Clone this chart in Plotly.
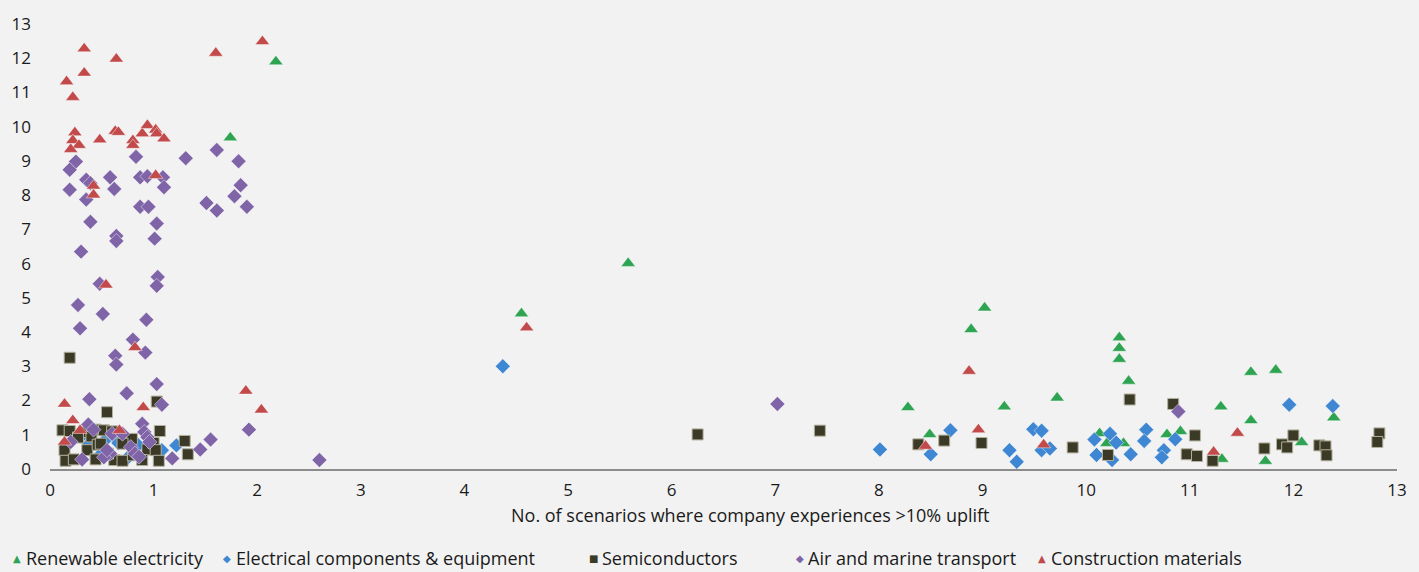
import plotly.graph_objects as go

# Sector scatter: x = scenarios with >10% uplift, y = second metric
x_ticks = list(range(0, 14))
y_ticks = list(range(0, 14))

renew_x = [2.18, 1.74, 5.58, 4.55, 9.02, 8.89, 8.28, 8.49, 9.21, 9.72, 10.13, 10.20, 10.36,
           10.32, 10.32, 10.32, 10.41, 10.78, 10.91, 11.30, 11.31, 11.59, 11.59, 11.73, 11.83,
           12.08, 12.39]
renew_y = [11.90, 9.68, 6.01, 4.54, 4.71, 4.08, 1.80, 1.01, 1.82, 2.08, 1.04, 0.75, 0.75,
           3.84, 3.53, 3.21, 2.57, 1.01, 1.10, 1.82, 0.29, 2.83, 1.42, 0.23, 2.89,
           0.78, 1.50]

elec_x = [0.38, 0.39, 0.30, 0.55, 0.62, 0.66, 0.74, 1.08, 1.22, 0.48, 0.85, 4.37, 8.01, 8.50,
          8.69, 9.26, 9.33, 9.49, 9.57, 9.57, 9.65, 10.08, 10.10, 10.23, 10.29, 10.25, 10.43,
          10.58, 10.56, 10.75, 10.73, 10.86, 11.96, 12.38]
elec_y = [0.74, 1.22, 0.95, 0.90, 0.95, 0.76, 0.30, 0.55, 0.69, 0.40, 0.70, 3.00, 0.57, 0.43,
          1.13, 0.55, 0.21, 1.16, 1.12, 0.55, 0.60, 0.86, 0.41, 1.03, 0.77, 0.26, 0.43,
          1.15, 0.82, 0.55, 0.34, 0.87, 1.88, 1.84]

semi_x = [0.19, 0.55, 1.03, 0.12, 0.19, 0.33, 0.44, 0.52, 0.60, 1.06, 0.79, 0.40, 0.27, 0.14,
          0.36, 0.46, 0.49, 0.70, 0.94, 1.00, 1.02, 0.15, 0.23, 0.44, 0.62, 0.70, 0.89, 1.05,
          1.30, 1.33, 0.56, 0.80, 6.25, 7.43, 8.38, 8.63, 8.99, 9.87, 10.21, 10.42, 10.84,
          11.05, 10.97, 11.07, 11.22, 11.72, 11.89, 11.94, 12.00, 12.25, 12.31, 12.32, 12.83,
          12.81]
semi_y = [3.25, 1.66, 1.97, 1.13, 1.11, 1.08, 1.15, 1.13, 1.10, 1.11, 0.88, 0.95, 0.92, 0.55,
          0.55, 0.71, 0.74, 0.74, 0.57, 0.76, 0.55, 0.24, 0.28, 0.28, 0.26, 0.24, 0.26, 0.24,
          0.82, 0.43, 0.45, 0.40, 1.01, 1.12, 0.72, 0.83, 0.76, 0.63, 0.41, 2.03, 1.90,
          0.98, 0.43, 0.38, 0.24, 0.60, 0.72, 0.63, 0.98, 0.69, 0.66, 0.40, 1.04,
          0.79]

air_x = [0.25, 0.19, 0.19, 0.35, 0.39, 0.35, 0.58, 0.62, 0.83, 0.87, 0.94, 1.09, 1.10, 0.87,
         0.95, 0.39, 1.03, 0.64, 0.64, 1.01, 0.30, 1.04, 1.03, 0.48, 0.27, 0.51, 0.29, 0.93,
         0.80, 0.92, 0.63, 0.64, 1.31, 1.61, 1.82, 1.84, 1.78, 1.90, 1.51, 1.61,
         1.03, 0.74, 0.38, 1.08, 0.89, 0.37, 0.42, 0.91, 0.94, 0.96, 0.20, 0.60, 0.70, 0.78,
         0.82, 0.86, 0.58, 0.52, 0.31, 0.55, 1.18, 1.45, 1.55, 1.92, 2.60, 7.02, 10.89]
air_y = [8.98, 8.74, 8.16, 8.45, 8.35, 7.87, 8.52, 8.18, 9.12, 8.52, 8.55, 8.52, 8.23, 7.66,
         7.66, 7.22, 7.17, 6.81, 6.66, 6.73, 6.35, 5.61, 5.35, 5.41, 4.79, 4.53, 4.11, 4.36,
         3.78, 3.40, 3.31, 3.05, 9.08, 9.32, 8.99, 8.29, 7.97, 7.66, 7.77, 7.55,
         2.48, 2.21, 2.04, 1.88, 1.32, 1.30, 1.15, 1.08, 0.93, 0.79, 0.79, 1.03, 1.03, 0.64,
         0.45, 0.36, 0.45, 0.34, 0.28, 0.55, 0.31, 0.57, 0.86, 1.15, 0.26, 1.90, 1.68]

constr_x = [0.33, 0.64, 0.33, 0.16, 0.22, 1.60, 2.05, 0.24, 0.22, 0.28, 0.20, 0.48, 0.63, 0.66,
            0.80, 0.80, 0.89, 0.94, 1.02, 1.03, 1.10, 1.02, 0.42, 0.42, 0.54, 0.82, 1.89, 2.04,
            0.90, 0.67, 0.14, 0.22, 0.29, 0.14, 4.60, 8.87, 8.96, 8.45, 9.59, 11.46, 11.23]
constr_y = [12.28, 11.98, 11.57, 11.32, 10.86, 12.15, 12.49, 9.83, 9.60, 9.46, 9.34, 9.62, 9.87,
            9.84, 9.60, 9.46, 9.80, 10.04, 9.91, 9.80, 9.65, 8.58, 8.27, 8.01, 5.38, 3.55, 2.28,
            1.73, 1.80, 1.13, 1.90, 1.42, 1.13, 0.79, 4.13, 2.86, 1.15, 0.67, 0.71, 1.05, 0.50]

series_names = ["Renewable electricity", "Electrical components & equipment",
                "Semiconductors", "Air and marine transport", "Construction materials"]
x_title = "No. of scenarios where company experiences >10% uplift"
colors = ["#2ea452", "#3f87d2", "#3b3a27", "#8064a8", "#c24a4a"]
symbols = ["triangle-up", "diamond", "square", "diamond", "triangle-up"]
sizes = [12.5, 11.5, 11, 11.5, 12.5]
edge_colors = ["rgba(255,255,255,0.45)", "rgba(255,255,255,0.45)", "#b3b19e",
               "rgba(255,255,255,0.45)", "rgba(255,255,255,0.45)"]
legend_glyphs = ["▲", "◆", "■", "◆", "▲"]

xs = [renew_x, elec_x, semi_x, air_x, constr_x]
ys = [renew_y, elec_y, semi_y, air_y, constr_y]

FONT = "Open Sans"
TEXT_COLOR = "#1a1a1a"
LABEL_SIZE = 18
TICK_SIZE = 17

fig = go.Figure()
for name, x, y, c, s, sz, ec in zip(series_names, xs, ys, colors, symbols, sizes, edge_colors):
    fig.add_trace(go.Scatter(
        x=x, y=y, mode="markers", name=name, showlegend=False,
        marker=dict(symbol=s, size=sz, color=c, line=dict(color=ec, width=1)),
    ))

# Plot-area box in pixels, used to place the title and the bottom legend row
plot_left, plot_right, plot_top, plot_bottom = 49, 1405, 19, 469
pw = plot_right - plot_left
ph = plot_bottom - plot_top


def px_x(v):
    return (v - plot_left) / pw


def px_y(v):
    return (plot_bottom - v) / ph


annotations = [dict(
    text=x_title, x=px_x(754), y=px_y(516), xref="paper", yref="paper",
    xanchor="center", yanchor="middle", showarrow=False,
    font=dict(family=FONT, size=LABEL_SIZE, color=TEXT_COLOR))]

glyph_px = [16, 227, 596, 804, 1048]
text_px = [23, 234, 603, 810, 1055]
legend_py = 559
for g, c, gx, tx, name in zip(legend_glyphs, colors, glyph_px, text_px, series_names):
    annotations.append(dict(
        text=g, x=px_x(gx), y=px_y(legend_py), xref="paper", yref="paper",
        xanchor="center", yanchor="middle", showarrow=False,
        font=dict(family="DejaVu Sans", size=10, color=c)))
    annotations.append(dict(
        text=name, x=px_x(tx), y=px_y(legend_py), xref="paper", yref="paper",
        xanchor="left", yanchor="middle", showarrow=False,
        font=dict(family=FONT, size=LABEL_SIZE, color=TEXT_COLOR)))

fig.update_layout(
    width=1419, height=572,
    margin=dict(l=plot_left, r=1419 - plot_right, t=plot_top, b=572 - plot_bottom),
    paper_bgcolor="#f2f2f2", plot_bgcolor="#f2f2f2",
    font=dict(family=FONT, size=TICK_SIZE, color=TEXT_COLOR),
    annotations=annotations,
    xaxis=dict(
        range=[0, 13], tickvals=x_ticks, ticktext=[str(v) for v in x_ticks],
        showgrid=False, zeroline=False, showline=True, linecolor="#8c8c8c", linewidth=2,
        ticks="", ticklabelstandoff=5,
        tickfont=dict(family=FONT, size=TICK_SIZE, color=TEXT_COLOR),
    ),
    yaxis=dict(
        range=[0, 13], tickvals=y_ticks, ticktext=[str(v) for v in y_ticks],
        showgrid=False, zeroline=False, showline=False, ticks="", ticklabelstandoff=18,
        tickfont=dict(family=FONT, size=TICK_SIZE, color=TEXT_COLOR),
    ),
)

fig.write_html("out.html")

## What the task asks
Exactly as written, please give again the lines from the beginning of the listing through the line containing "y_ticks = list(range(0, 14))", inclusive, without any pictures.

## Response
Clone this chart in Plotly.
import plotly.graph_objects as go

# Sector scatter: x = scenarios with >10% uplift, y = second metric
x_ticks = list(range(0, 14))
y_ticks = list(range(0, 14))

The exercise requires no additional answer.